Peter intentó relajarse. Disminuyó la peor parte del terror. Intentó darse la vuelta pero solo lo consiguió a medias y permaneció parado con el cuerpo en una posición antinatural.

– Alguien ha intentado entrar -dijo finalmente y se esforzó por sonar tan tranquilo como fuera posible-. No sé si hay alguien dentro.

El hombre dudó.

– ¿Ha llamado a la pasma?

– No.

El hombre subió los últimos escalones. Al parecer había decidido confiar en él.

– Le puedo acompañar si quiere. Sé cómo se siente. Robaron en casa de mi madre el otoño pasado.

Peter asintió.

Entraron en el recibidor. Peter estaba tenso y le resultaba difícil caminar con normalidad. El hombre señaló el alambre y susurró.

– ¡Cabrones! ¿Sabe que si en Suecia se encerrase a cincuenta personas, y la policía sabe perfectamente quiénes son esas cincuenta personas, los robos descenderían más de un sesenta por ciento en todo el país? Esas son las personas que cometen casi todos los robos. ¡Cabrones!

Peter entró en la habitación. Estaba vacía. Mientras tanto el hombre había entrado en la cocina, gritó que ahí no había nadie. Miró en los armarios, en el cuarto de baño y debajo de la cama pero el piso estaba vacío.

– Parece que todo está en orden -dijo el hombre-. Ahora tengo que marcharme. Aquí tiene el periódico.

– Gracias -dijo Peter, y se refería tanto al periódico como a la ayuda.

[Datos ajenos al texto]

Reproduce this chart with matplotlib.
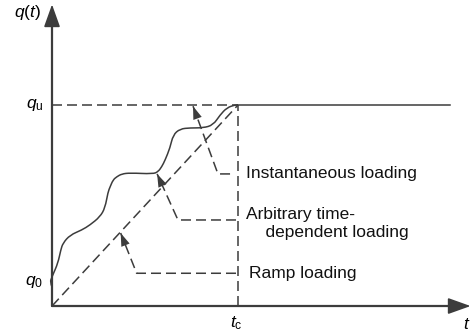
import matplotlib.pyplot as plt
from matplotlib.path import Path
from matplotlib.patches import PathPatch

plt.rcParams['font.family'] = 'Liberation Sans'
plt.rcParams['mathtext.fontset'] = 'custom'
plt.rcParams['mathtext.rm'] = 'Liberation Sans'
plt.rcParams['mathtext.it'] = 'Liberation Sans:italic'
plt.rcParams['lines.scale_dashes'] = False

# time in units of t_c, load in units of q_u
t_c = 1.0
q_u = 1.0
q_0 = 0.12
t_max = 2.25
q_max = 1.50
t_end = 2.14

# arbitrary time-dependent loading path
t_curve = [0.0, -0.011, 0.0, 0.004, 0.032, 0.047, 0.059, 0.097, 0.160, 0.204,
           0.258, 0.285, 0.301, 0.312, 0.328, 0.348, 0.375, 0.419, 0.543, 0.570,
           0.590, 0.608, 0.634, 0.651, 0.688, 0.742, 0.812, 0.866, 0.903, 0.941,
           0.984, 1.0]
q_curve = [0.095, 0.119, 0.144, 0.154, 0.214, 0.279, 0.313, 0.353, 0.378, 0.403,
           0.444, 0.488, 0.567, 0.592, 0.627, 0.643, 0.657, 0.662, 0.657, 0.668,
           0.693, 0.726, 0.786, 0.851, 0.881, 0.886, 0.886, 0.900, 0.950, 0.987,
           1.0, 1.0]

# leader lines: arrow tip, elbow, end near t_c
labels = ['Instantaneous loading', 'Arbitrary time-\n    dependent loading', 'Ramp loading']
tips = [(0.758, 0.994), (0.565, 0.657), (0.369, 0.363)]
elbows = [(0.892, 0.657), (0.677, 0.428), (0.455, 0.163)]
ends = [(0.957, 0.657), (0.989, 0.428), (0.989, 0.163)]
label_pos = [(1.041, 0.657), (1.043, 0.412), (1.059, 0.160)]

c = '#3c3c3c'
dash = (0, (7.2, 3.6))
fs = 12.5

fig = plt.figure(figsize=(4.73, 3.36), dpi=100)
ax = fig.add_axes([0, 0, 1, 1])
ax.set_xlim(-0.2796, 2.263)
ax.set_ylim(-0.149, 1.522)
ax.axis('off')

# axes with arrow heads
ax.plot([0, 0, t_max - 0.05], [q_max - 0.05, 0, 0], color=c, lw=1.6)
for tip in [(t_max, 0), (0, q_max)]:
    ax.annotate('', xy=tip, xytext=(0, 0),
                arrowprops=dict(arrowstyle='-|>,head_length=1.4,head_width=0.5',
                                mutation_scale=10, lw=1.2, color=c,
                                shrinkA=0, shrinkB=0))

# guide lines
ax.plot([0, t_c], [q_u, q_u], color=c, lw=1.1, linestyle=dash)
ax.plot([t_c, t_c], [0, q_u], color=c, lw=1.1, linestyle=dash)
ax.plot([0, t_c], [0, q_u], color=c, lw=1.1, linestyle=dash)

# loading history as a smooth quadratic bezier path through the points
pts = list(zip(t_curve, q_curve))
verts = [pts[0]]
codes = [Path.MOVETO]
for i in range(1, len(pts) - 1):
    mid = ((pts[i][0] + pts[i + 1][0]) / 2, (pts[i][1] + pts[i + 1][1]) / 2)
    verts += [pts[i], mid]
    codes += [Path.CURVE3, Path.CURVE3]
verts.append(pts[-1])
codes.append(Path.LINETO)
ax.add_patch(PathPatch(Path(verts, codes), fill=False, edgecolor=c, lw=1.1))
ax.plot([t_c, t_end], [q_u, q_u], color=c, lw=1.1)

for tip, elbow, end, text, pos in zip(tips, elbows, ends, labels, label_pos):
    ax.plot([end[0], elbow[0], tip[0]], [end[1], elbow[1], tip[1]],
            color=c, lw=1.1, linestyle=dash)
    ax.annotate('', xy=tip, xytext=elbow,
                arrowprops=dict(arrowstyle='-|>,head_length=0.94,head_width=0.32',
                                mutation_scale=10, lw=0, color=c,
                                shrinkA=0, shrinkB=0))
    ax.text(pos[0], pos[1], text, fontsize=fs, ha='left', va='center',
            color='#111111', linespacing=1.25)

# axis labels
ax.text(-0.048, q_u, r'$q_\mathrm{u}$', fontsize=fs, ha='right', va='center')
ax.text(-0.048, q_0, r'$q_\mathrm{0}$', fontsize=fs, ha='right', va='center')
ax.text(t_c - 0.01, -0.085, r'$t_\mathrm{c}$', fontsize=fs, ha='center', va='center')
ax.text(2.231, -0.09, r'$t$', fontsize=fs, ha='center', va='center')
ax.text(-0.134, 1.458, r'$q(t)$', fontsize=fs, ha='center', va='center')

fig.savefig('out.png', dpi=100)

– De nada. No olvide llamar a la pasma. Vendrán aquí, presentará una denuncia que acabará en una pila de papeles donde nunca nadie la volverá a encontrar. Pero si tiene suerte quizá entre a formar parte de la estadística.

Peter intentó sonreír.

Cerró la puerta con cuidado y utilizó el alambre para asegurar el picaporte al radiador.

Encendió todas las lámparas del piso y se sentó a la mesa de la cocina. Eran las cinco y cinco. Intentó adivinar cuánto tiempo había estado parado en el rellano. Debió de ser por lo menos media hora. Cada célula de su cuerpo gritaba de agotamiento tras el esfuerzo pero no se atrevía a acostarse.

Pensaba en la diabla.

¿Qué deseaba, en realidad? ¿Era realmente ella quien había intentado entrar en su piso, su fortaleza? La simple posibilidad era suficiente.

Se preguntó cómo se las había ingeniado para lograr aterrorizar a dos adultos hasta el punto de que estuvieran completamente obsesionados con su existencia. Que él hubiera reaccionado como lo hizo no le sorprendía tanto. No era un tipo valiente; precisamente ahora casi podía palpar el miedo que sentía ante esa mujer y el peligro que representaba. Pero ¿Lundberg? Él no parecía ser de los que se dejan asustar fácilmente.

Descolgó el teléfono y marcó el número de la policía. Colgó antes de que pudieran responder. Cogió la guía telefónica y marcó otro número.

Pasaron unos minutos, luego escuchó la voz de Lundberg a la expectativa:

– ¿Sí?

– Soy yo, Peter. Si la invitación sigue en pie me gustaría pasar por ahí ahora mismo.